↓

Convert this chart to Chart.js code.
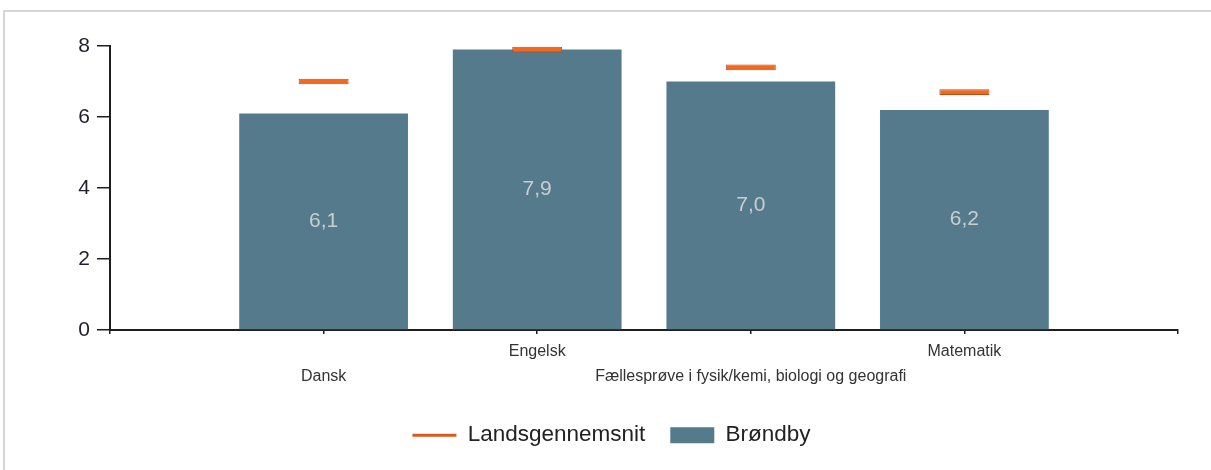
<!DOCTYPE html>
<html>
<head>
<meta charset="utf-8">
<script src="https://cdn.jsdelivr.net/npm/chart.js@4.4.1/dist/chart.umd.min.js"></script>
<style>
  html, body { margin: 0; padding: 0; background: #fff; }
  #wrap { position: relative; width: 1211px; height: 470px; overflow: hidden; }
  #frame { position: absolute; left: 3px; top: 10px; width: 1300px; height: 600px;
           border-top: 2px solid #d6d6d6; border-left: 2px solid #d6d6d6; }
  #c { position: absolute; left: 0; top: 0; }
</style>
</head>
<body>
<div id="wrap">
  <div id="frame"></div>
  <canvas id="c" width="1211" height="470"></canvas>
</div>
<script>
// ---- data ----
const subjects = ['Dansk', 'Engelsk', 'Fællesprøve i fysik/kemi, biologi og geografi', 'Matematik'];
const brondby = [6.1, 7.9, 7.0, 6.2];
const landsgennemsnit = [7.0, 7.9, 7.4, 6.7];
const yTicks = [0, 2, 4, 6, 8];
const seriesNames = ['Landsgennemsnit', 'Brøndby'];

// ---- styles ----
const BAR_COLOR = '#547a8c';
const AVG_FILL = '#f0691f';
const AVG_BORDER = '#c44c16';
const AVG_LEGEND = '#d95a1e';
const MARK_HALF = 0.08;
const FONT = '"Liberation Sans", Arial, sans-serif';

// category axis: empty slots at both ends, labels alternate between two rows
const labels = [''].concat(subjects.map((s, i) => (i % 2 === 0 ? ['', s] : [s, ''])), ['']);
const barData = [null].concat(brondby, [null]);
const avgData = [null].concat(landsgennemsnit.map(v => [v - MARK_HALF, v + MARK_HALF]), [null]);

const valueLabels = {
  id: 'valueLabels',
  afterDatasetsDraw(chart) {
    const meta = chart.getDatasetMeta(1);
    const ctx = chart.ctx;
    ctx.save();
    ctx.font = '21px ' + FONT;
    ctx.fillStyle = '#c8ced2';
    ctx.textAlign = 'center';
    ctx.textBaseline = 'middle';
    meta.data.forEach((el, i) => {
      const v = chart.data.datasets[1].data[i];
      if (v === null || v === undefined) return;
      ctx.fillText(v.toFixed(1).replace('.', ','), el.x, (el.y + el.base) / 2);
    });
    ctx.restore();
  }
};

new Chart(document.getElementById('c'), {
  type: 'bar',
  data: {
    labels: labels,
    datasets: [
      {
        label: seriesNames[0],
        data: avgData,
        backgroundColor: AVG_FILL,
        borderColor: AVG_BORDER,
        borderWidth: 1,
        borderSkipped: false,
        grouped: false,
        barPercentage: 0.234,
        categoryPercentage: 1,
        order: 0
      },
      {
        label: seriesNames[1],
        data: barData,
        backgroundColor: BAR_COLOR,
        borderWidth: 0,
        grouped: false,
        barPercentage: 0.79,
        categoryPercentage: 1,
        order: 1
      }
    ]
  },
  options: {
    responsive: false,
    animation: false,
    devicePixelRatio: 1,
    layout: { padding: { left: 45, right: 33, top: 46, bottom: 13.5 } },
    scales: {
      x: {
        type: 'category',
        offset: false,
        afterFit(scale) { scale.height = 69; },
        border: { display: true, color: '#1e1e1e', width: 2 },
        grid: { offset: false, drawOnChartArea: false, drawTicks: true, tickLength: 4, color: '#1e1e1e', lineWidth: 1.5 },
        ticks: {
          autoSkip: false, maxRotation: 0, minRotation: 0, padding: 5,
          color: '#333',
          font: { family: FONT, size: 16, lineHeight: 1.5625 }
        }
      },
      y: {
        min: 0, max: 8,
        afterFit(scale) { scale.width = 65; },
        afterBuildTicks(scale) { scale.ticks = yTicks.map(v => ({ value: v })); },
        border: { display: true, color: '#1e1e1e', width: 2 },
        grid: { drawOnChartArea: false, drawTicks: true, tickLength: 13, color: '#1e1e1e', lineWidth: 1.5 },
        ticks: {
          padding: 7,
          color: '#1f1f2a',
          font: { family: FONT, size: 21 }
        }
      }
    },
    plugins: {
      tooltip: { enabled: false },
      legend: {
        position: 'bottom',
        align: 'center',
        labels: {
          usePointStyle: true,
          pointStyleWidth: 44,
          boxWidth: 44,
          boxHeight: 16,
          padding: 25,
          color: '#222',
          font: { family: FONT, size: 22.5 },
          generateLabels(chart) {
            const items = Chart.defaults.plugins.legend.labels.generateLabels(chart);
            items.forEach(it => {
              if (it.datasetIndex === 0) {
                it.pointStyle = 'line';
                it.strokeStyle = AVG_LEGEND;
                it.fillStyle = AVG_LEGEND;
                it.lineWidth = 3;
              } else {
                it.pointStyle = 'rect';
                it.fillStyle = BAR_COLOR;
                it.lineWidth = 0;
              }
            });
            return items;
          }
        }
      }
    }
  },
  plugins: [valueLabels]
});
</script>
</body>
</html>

↑

▸ **What you need to do**
Leave out the pictures and reproduce the rest of the listing exactly.

▸ **Result of this exercise**
Convert this chart to Chart.js code.
<!DOCTYPE html>
<html>
<head>
<meta charset="utf-8">
<script src="https://cdn.jsdelivr.net/npm/chart.js@4.4.1/dist/chart.umd.min.js"></script>
<style>
  html, body { margin: 0; padding: 0; background: #fff; }
  #wrap { position: relative; width: 1211px; height: 470px; overflow: hidden; }
  #frame { position: absolute; left: 3px; top: 10px; width: 1300px; height: 600px;
           border-top: 2px solid #d6d6d6; border-left: 2px solid #d6d6d6; }
  #c { position: absolute; left: 0; top: 0; }
</style>
</head>
<body>
<div id="wrap">
  <div id="frame"></div>
  <canvas id="c" width="1211" height="470"></canvas>
</div>
<script>
// ---- data ----
const subjects = ['Dansk', 'Engelsk', 'Fællesprøve i fysik/kemi, biologi og geografi', 'Matematik'];
const brondby = [6.1, 7.9, 7.0, 6.2];
const landsgennemsnit = [7.0, 7.9, 7.4, 6.7];
const yTicks = [0, 2, 4, 6, 8];
const seriesNames = ['Landsgennemsnit', 'Brøndby'];

// ---- styles ----
const BAR_COLOR = '#547a8c';
const AVG_FILL = '#f0691f';
const AVG_BORDER = '#c44c16';
const AVG_LEGEND = '#d95a1e';
const MARK_HALF = 0.08;
const FONT = '"Liberation Sans", Arial, sans-serif';

// category axis: empty slots at both ends, labels alternate between two rows
const labels = [''].concat(subjects.map((s, i) => (i % 2 === 0 ? ['', s] : [s, ''])), ['']);
const barData = [null].concat(brondby, [null]);
const avgData = [null].concat(landsgennemsnit.map(v => [v - MARK_HALF, v + MARK_HALF]), [null]);

const valueLabels = {
  id: 'valueLabels',
  afterDatasetsDraw(chart) {
    const meta = chart.getDatasetMeta(1);
    const ctx = chart.ctx;
    ctx.save();
    ctx.font = '21px ' + FONT;
    ctx.fillStyle = '#c8ced2';
    ctx.textAlign = 'center';
    ctx.textBaseline = 'middle';
    meta.data.forEach((el, i) => {
      const v = chart.data.datasets[1].data[i];
      if (v === null || v === undefined) return;
      ctx.fillText(v.toFixed(1).replace('.', ','), el.x, (el.y + el.base) / 2);
    });
    ctx.restore();
  }
};

new Chart(document.getElementById('c'), {
  type: 'bar',
  data: {
    labels: labels,
    datasets: [
      {
        label: seriesNames[0],
        data: avgData,
        backgroundColor: AVG_FILL,
        borderColor: AVG_BORDER,
        borderWidth: 1,
        borderSkipped: false,
        grouped: false,
        barPercentage: 0.234,
        categoryPercentage: 1,
        order: 0
      },
      {
        label: seriesNames[1],
        data: barData,
        backgroundColor: BAR_COLOR,
        borderWidth: 0,
        grouped: false,
        barPercentage: 0.79,
        categoryPercentage: 1,
        order: 1
      }
    ]
  },
  options: {
    responsive: false,
    animation: false,
    devicePixelRatio: 1,
    layout: { padding: { left: 45, right: 33, top: 46, bottom: 13.5 } },
    scales: {
      x: {
        type: 'category',
        offset: false,
        afterFit(scale) { scale.height = 69; },
        border: { display: true, color: '#1e1e1e', width: 2 },
        grid: { offset: false, drawOnChartArea: false, drawTicks: true, tickLength: 4, color: '#1e1e1e', lineWidth: 1.5 },
        ticks: {
          autoSkip: false, maxRotation: 0, minRotation: 0, padding: 5,
          color: '#333',
          font: { family: FONT, size: 16, lineHeight: 1.5625 }
        }
      },
      y: {
        min: 0, max: 8,
        afterFit(scale) { scale.width = 65; },
        afterBuildTicks(scale) { scale.ticks = yTicks.map(v => ({ value: v })); },
        border: { display: true, color: '#1e1e1e', width: 2 },
        grid: { drawOnChartArea: false, drawTicks: true, tickLength: 13, color: '#1e1e1e', lineWidth: 1.5 },
        ticks: {
          padding: 7,
          color: '#1f1f2a',
          font: { family: FONT, size: 21 }
        }
      }
    },
    plugins: {
      tooltip: { enabled: false },
      legend: {
        position: 'bottom',
        align: 'center',
        labels: {
          usePointStyle: true,
          pointStyleWidth: 44,
          boxWidth: 44,
          boxHeight: 16,
          padding: 25,
          color: '#222',
          font: { family: FONT, size: 22.5 },
          generateLabels(chart) {
            const items = Chart.defaults.plugins.legend.labels.generateLabels(chart);
            items.forEach(it => {
              if (it.datasetIndex === 0) {
                it.pointStyle = 'line';
                it.strokeStyle = AVG_LEGEND;
                it.fillStyle = AVG_LEGEND;
                it.lineWidth = 3;
              } else {
                it.pointStyle = 'rect';
                it.fillStyle = BAR_COLOR;
                it.lineWidth = 0;
              }
            });
            return items;
          }
        }
      }
    }
  },
  plugins: [valueLabels]
});
</script>
</body>
</html>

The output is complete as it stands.